--- DATASET EXTRACT ---

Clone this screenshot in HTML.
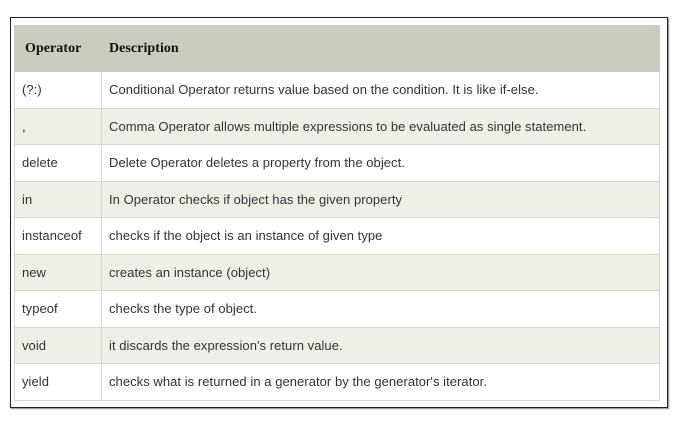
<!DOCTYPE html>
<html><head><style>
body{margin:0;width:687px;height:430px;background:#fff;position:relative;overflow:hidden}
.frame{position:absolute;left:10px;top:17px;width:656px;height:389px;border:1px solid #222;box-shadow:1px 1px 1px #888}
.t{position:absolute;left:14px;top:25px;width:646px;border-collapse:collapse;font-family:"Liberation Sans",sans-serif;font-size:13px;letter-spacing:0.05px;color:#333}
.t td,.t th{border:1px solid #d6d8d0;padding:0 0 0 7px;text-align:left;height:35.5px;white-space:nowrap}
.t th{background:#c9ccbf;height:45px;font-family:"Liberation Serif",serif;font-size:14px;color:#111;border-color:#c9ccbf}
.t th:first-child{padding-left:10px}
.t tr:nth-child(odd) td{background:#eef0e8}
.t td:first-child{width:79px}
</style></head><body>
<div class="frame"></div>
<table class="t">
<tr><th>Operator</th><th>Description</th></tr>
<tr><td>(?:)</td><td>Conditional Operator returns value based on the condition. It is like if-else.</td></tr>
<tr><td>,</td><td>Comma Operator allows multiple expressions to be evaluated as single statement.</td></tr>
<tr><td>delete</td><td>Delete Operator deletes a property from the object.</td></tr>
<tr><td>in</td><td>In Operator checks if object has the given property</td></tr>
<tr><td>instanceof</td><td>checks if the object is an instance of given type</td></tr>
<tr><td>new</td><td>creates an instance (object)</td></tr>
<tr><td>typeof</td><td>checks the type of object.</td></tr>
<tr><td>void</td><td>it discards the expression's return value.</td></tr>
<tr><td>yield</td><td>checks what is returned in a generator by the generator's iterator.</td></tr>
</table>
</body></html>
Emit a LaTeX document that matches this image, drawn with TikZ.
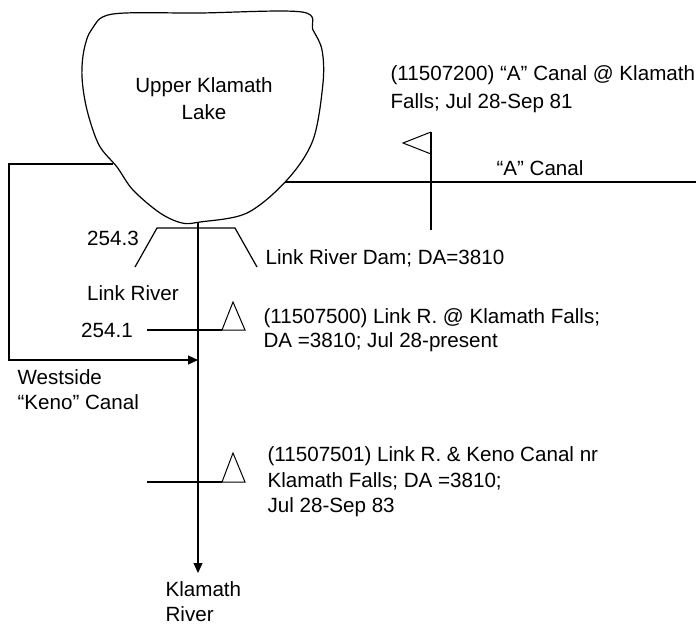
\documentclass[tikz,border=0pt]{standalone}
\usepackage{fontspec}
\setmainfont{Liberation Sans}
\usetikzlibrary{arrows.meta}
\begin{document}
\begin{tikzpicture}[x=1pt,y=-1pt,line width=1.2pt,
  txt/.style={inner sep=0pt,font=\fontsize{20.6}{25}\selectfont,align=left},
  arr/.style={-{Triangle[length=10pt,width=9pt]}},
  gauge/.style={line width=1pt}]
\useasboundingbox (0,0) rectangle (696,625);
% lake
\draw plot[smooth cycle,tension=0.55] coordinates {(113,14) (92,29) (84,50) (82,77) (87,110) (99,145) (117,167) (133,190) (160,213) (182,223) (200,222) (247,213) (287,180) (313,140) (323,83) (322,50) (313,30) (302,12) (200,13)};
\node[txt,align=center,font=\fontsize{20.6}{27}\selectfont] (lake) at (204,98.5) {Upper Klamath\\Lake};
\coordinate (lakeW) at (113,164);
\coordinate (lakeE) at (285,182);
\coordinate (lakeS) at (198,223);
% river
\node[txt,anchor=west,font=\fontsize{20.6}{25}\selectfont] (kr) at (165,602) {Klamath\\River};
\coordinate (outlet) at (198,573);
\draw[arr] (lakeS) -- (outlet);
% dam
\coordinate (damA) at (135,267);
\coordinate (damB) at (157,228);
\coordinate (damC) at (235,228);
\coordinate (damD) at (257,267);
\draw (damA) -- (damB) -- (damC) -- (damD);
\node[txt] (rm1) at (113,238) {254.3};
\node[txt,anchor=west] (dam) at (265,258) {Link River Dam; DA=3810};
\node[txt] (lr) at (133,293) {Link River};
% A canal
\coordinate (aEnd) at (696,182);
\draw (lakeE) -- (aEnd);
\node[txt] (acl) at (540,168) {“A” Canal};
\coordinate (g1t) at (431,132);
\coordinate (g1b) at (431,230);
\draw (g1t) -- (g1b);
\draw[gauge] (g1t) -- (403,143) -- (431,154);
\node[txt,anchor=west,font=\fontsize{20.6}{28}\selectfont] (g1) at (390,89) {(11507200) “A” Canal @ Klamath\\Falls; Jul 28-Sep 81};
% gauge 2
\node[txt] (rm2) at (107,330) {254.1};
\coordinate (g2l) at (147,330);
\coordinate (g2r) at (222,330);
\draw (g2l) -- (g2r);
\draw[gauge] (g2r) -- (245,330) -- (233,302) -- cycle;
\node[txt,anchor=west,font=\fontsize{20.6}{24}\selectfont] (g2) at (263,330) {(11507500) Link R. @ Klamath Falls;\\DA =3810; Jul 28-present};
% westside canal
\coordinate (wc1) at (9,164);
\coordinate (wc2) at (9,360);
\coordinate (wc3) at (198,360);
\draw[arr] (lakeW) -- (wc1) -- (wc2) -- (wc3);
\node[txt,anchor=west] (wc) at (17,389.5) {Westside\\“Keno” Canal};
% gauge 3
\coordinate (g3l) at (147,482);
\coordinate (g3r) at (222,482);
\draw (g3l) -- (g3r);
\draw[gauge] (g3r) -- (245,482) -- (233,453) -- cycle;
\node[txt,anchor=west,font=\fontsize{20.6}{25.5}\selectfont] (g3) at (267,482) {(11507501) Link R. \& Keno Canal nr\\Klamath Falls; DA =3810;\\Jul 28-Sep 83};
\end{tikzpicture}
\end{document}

---

PROBLEM STATEMENT: The records above should be reproduced exactly, with no pictures included.

THE ANSWER:
Clone this screenshot in HTML.
<!DOCTYPE html>
<html><head><style>
body{margin:0;width:687px;height:430px;background:#fff;position:relative;overflow:hidden}
.frame{position:absolute;left:10px;top:17px;width:656px;height:389px;border:1px solid #222;box-shadow:1px 1px 1px #888}
.t{position:absolute;left:14px;top:25px;width:646px;border-collapse:collapse;font-family:"Liberation Sans",sans-serif;font-size:13px;letter-spacing:0.05px;color:#333}
.t td,.t th{border:1px solid #d6d8d0;padding:0 0 0 7px;text-align:left;height:35.5px;white-space:nowrap}
.t th{background:#c9ccbf;height:45px;font-family:"Liberation Serif",serif;font-size:14px;color:#111;border-color:#c9ccbf}
.t th:first-child{padding-left:10px}
.t tr:nth-child(odd) td{background:#eef0e8}
.t td:first-child{width:79px}
</style></head><body>
<div class="frame"></div>
<table class="t">
<tr><th>Operator</th><th>Description</th></tr>
<tr><td>(?:)</td><td>Conditional Operator returns value based on the condition. It is like if-else.</td></tr>
<tr><td>,</td><td>Comma Operator allows multiple expressions to be evaluated as single statement.</td></tr>
<tr><td>delete</td><td>Delete Operator deletes a property from the object.</td></tr>
<tr><td>in</td><td>In Operator checks if object has the given property</td></tr>
<tr><td>instanceof</td><td>checks if the object is an instance of given type</td></tr>
<tr><td>new</td><td>creates an instance (object)</td></tr>
<tr><td>typeof</td><td>checks the type of object.</td></tr>
<tr><td>void</td><td>it discards the expression's return value.</td></tr>
<tr><td>yield</td><td>checks what is returned in a generator by the generator's iterator.</td></tr>
</table>
</body></html>
Emit a LaTeX document that matches this image, drawn with TikZ.
\documentclass[tikz,border=0pt]{standalone}
\usepackage{fontspec}
\setmainfont{Liberation Sans}
\usetikzlibrary{arrows.meta}
\begin{document}
\begin{tikzpicture}[x=1pt,y=-1pt,line width=1.2pt,
  txt/.style={inner sep=0pt,font=\fontsize{20.6}{25}\selectfont,align=left},
  arr/.style={-{Triangle[length=10pt,width=9pt]}},
  gauge/.style={line width=1pt}]
\useasboundingbox (0,0) rectangle (696,625);
% lake
\draw plot[smooth cycle,tension=0.55] coordinates {(113,14) (92,29) (84,50) (82,77) (87,110) (99,145) (117,167) (133,190) (160,213) (182,223) (200,222) (247,213) (287,180) (313,140) (323,83) (322,50) (313,30) (302,12) (200,13)};
\node[txt,align=center,font=\fontsize{20.6}{27}\selectfont] (lake) at (204,98.5) {Upper Klamath\\Lake};
\coordinate (lakeW) at (113,164);
\coordinate (lakeE) at (285,182);
\coordinate (lakeS) at (198,223);
% river
\node[txt,anchor=west,font=\fontsize{20.6}{25}\selectfont] (kr) at (165,602) {Klamath\\River};
\coordinate (outlet) at (198,573);
\draw[arr] (lakeS) -- (outlet);
% dam
\coordinate (damA) at (135,267);
\coordinate (damB) at (157,228);
\coordinate (damC) at (235,228);
\coordinate (damD) at (257,267);
\draw (damA) -- (damB) -- (damC) -- (damD);
\node[txt] (rm1) at (113,238) {254.3};
\node[txt,anchor=west] (dam) at (265,258) {Link River Dam; DA=3810};
\node[txt] (lr) at (133,293) {Link River};
% A canal
\coordinate (aEnd) at (696,182);
\draw (lakeE) -- (aEnd);
\node[txt] (acl) at (540,168) {“A” Canal};
\coordinate (g1t) at (431,132);
\coordinate (g1b) at (431,230);
\draw (g1t) -- (g1b);
\draw[gauge] (g1t) -- (403,143) -- (431,154);
\node[txt,anchor=west,font=\fontsize{20.6}{28}\selectfont] (g1) at (390,89) {(11507200) “A” Canal @ Klamath\\Falls; Jul 28-Sep 81};
% gauge 2
\node[txt] (rm2) at (107,330) {254.1};
\coordinate (g2l) at (147,330);
\coordinate (g2r) at (222,330);
\draw (g2l) -- (g2r);
\draw[gauge] (g2r) -- (245,330) -- (233,302) -- cycle;
\node[txt,anchor=west,font=\fontsize{20.6}{24}\selectfont] (g2) at (263,330) {(11507500) Link R. @ Klamath Falls;\\DA =3810; Jul 28-present};
% westside canal
\coordinate (wc1) at (9,164);
\coordinate (wc2) at (9,360);
\coordinate (wc3) at (198,360);
\draw[arr] (lakeW) -- (wc1) -- (wc2) -- (wc3);
\node[txt,anchor=west] (wc) at (17,389.5) {Westside\\“Keno” Canal};
% gauge 3
\coordinate (g3l) at (147,482);
\coordinate (g3r) at (222,482);
\draw (g3l) -- (g3r);
\draw[gauge] (g3r) -- (245,482) -- (233,453) -- cycle;
\node[txt,anchor=west,font=\fontsize{20.6}{25.5}\selectfont] (g3) at (267,482) {(11507501) Link R. \& Keno Canal nr\\Klamath Falls; DA =3810;\\Jul 28-Sep 83};
\end{tikzpicture}
\end{document}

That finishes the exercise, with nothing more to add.